--- start Data block ---

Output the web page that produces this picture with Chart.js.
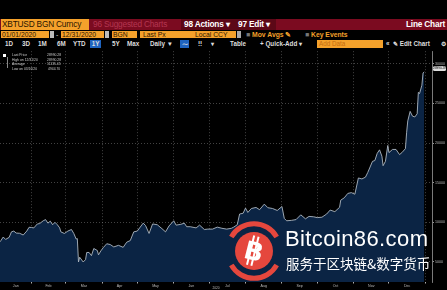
<!DOCTYPE html>
<html>
<head>
<meta charset="utf-8">
<script src="https://cdn.jsdelivr.net/npm/chart.js@4.4.0/dist/chart.umd.min.js"></script>
<style>
  body { margin: 0; background: #000; width: 447px; height: 290px; overflow: hidden; position: relative;
         font-family: "Liberation Sans", Arial, sans-serif; }
  .a { position: absolute; white-space: nowrap; }
  .org { background: #f4a12b; color: #2a1500; }
  #bar2 { position: absolute; left: 0; top: 19px; width: 447px; height: 11px; background: #7b0b20; }
  #bar2 .a { top: 0; height: 11px; line-height: 11px; font-size: 8.3px; letter-spacing: -0.2px; }
  #bar3 .a { top: 31px; height: 7px; line-height: 7px; font-size: 6.8px; }
  #bar4 .a { top: 40px; height: 8px; line-height: 8px; font-size: 6.3px; font-weight: bold; color: #ddd; }
  #legend .a { font-size: 3.4px; color: #ccc; line-height: 4px; }
  #wrap { position: absolute; left: 0; top: 48px; width: 447px; height: 242px; }
</style>
</head>
<body>
<div id="bar2">
  <div class="a org" style="left:1px;width:87px;padding-left:1px;">XBTUSD BGN Curncy</div>
  <div class="a" style="left:93px;color:#b43650;">96 Suggested Charts</div>
  <div class="a" style="left:181px;width:95px;background:#5c0817;"></div>
  <div class="a" style="left:184px;color:#fff;font-weight:bold;">98 Actions ▾</div>
  <div class="a" style="left:238px;color:#fff;font-weight:bold;">97 Edit ▾</div>
  <div class="a" style="right:2px;color:#fff;font-weight:bold;">Line Chart</div>
</div>
<div id="bar3">
  <div class="a org" style="left:1px;width:47px;padding-left:1px;">01/01/2020</div>
  <div class="a" style="left:50px;width:4px;background:#bbb;"></div>
  <div class="a" style="left:56px;color:#ddd;">-</div>
  <div class="a org" style="left:61px;width:42px;padding-left:1px;">12/31/2020</div>
  <div class="a" style="left:105px;width:4px;background:#bbb;"></div>
  <div class="a org" style="left:112px;width:24px;padding-left:1px;">BGN</div>
  <div class="a org" style="left:140px;width:51px;padding-left:3px;">Last Px</div>
  <div class="a org" style="left:194px;width:41px;padding-left:1px;">Local CCY</div>
  <div class="a" style="left:237px;width:4px;background:#aaa;"></div>
  <div class="a" style="left:246px;color:#f4a12b;font-weight:bold;"><span style="color:#777">■</span> Mov Avgs ✎</div>
  <div class="a" style="left:305px;color:#f4a12b;font-weight:bold;"><span style="color:#777">■</span> Key Events</div>
</div>
<div id="bar4">
  <div class="a" style="left:5px;">1D</div>
  <div class="a" style="left:22px;">3D</div>
  <div class="a" style="left:38px;">1M</div>
  <div class="a" style="left:57px;">6M</div>
  <div class="a" style="left:73px;">YTD</div>
  <div class="a" style="left:90px;width:11px;background:#1f64c0;text-align:center;">1Y</div>
  <div class="a" style="left:112px;">5Y</div>
  <div class="a" style="left:127px;">Max</div>
  <div class="a" style="left:150px;">Daily ▼</div>
  <div class="a" style="left:180px;width:9px;background:#1f64c0;text-align:center;">⁓</div>
  <div class="a" style="left:198px;">⁞⁞</div>
  <div class="a" style="left:211px;">▾</div>
  <div class="a" style="left:230px;">Table</div>
  <div class="a" style="left:260px;">+ Quick-Add ▾</div>
  <div class="a" style="left:317px;width:64px;background:#f4a12b;color:#c46d10;font-weight:normal;padding-left:2px;">Add Data</div>
  <div class="a" style="left:386px;">«</div>
  <div class="a" style="left:393px;">✎ Edit Chart</div>
  <div class="a" style="left:441px;">⚙</div>
</div>

<div id="wrap"><canvas id="btcChart"></canvas></div>

<div id="legend">
  <div class="a" style="left:3px;top:53.5px;width:3px;height:3px;background:#fff;"></div>
  <div class="a" style="left:7px;top:57px;width:0.5px;height:11px;background:#888;"></div>
  <div class="a" style="left:12px;top:53px;">Last Price</div>
  <div class="a" style="left:47px;top:53px;">28990.28</div>
  <div class="a" style="left:12px;top:57.5px;">High on 12/31/20</div>
  <div class="a" style="left:47px;top:57.5px;">28990.28</div>
  <div class="a" style="left:12px;top:62px;">Average</div>
  <div class="a" style="left:47px;top:62px;">11135.45</div>
  <div class="a" style="left:12px;top:66.5px;">Low on 03/16/20</div>
  <div class="a" style="left:48px;top:66.5px;">4944.70</div>
</div>
<div class="a" style="left:433px;top:65.5px;width:13px;height:5px;background:#ddd;border-radius:1.5px;font-size:3px;line-height:5px;color:#000;text-align:center;">28990.28</div>

<svg class="a" style="left:223px;top:220px;" width="62" height="62" viewBox="0 0 62 62">
  <path d="M 8.3 17 A 26 26 0 0 1 53.7 17" fill="none" stroke="#e5473d" stroke-width="5"/>
  <path d="M 8.3 45 A 26 26 0 0 0 53.7 45" fill="none" stroke="#e5473d" stroke-width="5"/>
  <circle cx="31" cy="31" r="19" fill="#e5473d"/>
  <g transform="rotate(14 31 31)" fill="#fff">
    <rect x="26.5" y="16" width="2" height="30"/>
    <rect x="31" y="16" width="2" height="30"/>
    <text x="31" y="40" text-anchor="middle" font-family="DejaVu Sans" font-weight="bold" font-size="25">B</text>
  </g>
</svg>
<div class="a" style="left:285px;top:228px;font-size:22px;line-height:22px;color:#fff;letter-spacing:0.4px;">Bitcoin86.com</div>
<div class="a" style="left:286px;top:256px;font-size:13.5px;line-height:14px;color:#fff;font-family:'Noto Sans CJK SC';">服务于区块链&amp;数字货币</div>

<script>
// day of year (Jan 1 = 0) and BGN close
const dayIndex = [0, 3, 5, 7, 9, 12, 14, 16, 18, 21, 24, 27, 29, 31, 33, 36, 38, 41, 43, 45, 47, 49, 51, 53, 55, 56, 59,
  62, 65, 67, 69, 70, 71, 72, 75, 77, 78, 80, 82, 84, 87, 88, 90, 92, 95, 98, 101, 105, 109, 112, 115, 118, 121,
  126, 128, 131, 134, 138, 142, 145, 148, 152, 154, 158, 161, 163, 166, 171, 174, 178, 181, 185, 189, 193, 197,
  201, 203, 206, 208, 211, 213, 215, 218, 222, 225, 229, 232, 236, 240, 244, 246, 248, 252, 256, 260, 264, 267,
  271, 274, 278, 282, 285, 289, 293, 294, 297, 300, 303, 306, 309, 312, 315, 317, 321, 323, 325, 327, 329, 330,
  332, 334, 335, 338, 341, 344, 346, 349, 350, 351, 353, 355, 357, 359, 360, 361, 363, 364, 365];
const closePrice = [7200, 7350, 7700, 8150, 7850, 8100, 8800, 8900, 8650, 8620, 8400, 8900, 9380, 9350, 9300, 9800,
  9850, 10200, 10350, 9900, 10150, 9700, 10000, 9700, 9300, 8800, 8600, 8900, 9100, 8600, 7900, 7950, 5000, 5600,
  5000, 5300, 6200, 6200, 5800, 6700, 6450, 5900, 6400, 6800, 7300, 7200, 6900, 7100, 6850, 7500, 7700, 8800, 8900,
  9900, 9600, 8600, 9800, 9700, 9200, 8800, 9550, 10200, 9650, 9750, 9900, 9450, 9450, 9300, 9650, 9100, 9150,
  9150, 9400, 9250, 9150, 9250, 9400, 9700, 11050, 11150, 11800, 11250, 11750, 11880, 11600, 12300, 11850, 11750,
  11500, 12000, 10500, 10200, 10250, 10350, 10950, 10450, 10750, 10700, 10600, 10650, 11050, 11550, 11350, 11900,
  12800, 13100, 13650, 13750, 13550, 15600, 15480, 15700, 16300, 17700, 17800, 18700, 19150, 18350, 17150, 17700,
  19700, 18800, 19200, 19200, 18550, 18800, 19300, 21300, 22800, 24000, 23400, 23300, 23700, 26400, 26250, 27300,
  28850, 28990];
const monthNames = ["Jan", "Feb", "Mar", "Apr", "May", "Jun", "Jul", "Aug", "Sep", "Oct", "Nov", "Dec"];
const monthStarts = [0, 31, 60, 91, 121, 152, 182, 213, 244, 274, 305, 335, 366];
const priceTicks = [5000, 10000, 15000, 20000, 25000, 30000];

const xMin = 4.25, xMax = 371.6;
const gridColor = "rgba(140,140,140,0.6)";

// month boundaries carry the grid, mid-month ticks carry the names
const labelAt = {};
monthNames.forEach((m, i) => {
  const from = Math.max(monthStarts[i], xMin);
  labelAt[((from + monthStarts[i + 1]) / 2).toFixed(2)] = m;
});
const boundaryTicks = monthStarts.filter((d) => d > xMin);
const labelTicks = Object.keys(labelAt).map(Number);
const isBoundary = (v) => boundaryTicks.includes(v);

const ctx = document.getElementById("btcChart").getContext("2d");
new Chart(ctx, {
  type: "line",
  data: {
    datasets: [
      {
        label: "XBTUSD",
        data: dayIndex.map((d, i) => ({ x: d, y: closePrice[i] })),
        borderColor: "#aeb8c2",
        borderWidth: 0.9,
        backgroundColor: "#0b2444",
        fill: "start",
        pointRadius: 0,
        tension: 0,
      },
    ],
  },
  options: {
    responsive: true,
    maintainAspectRatio: false,
    animation: false,
    layout: { padding: 0 },
    plugins: { legend: { display: false }, tooltip: { enabled: false } },
    scales: {
      x: {
        type: "linear",
        min: xMin,
        max: xMax,
        z: 1,
        afterBuildTicks: (scale) => {
          scale.ticks = boundaryTicks.concat(labelTicks).sort((a, b) => a - b).map((v) => ({ value: v }));
        },
        afterFit: (scale) => { scale.height = 8; },
        grid: {
          color: (c) => (c.tick && isBoundary(c.tick.value) ? gridColor : "transparent"),
          tickColor: (c) => (c.tick && isBoundary(c.tick.value) ? "#ddd" : "transparent"),
          tickLength: 1.5,
          lineWidth: 0.8,
        },
        border: { display: false, dash: [1, 2] },
        ticks: {
          autoSkip: false,
          maxRotation: 0,
          padding: 0,
          color: "#bbb",
          font: { size: 3.6, family: "Liberation Sans" },
          callback: (v) => labelAt[Number(v).toFixed(2)] || "",
        },
        title: { display: true, text: "2020", color: "#bbb", font: { size: 3.2 }, padding: { top: 0, bottom: 0 } },
      },
      y: {
        position: "right",
        min: 2475,
        max: 31600,
        z: 1,
        afterBuildTicks: (scale) => {
          scale.ticks = priceTicks.map((v) => ({ value: v }));
        },
        afterFit: (scale) => { scale.width = 15; },
        grid: { color: gridColor, tickColor: "#bbb", tickLength: 2, lineWidth: 0.8 },
        border: { display: true, color: "#999", width: 0.8, dash: [1, 2] },
        ticks: {
          padding: 1,
          color: "#bbb",
          font: { size: 3.6, family: "Liberation Sans" },
          callback: (v) => String(v),
        },
      },
    },
  },
});
</script>
</body>
</html>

--- end Data block ---

Say how many lines of the listing above contain "picture", with no other words.

__The answer__. 1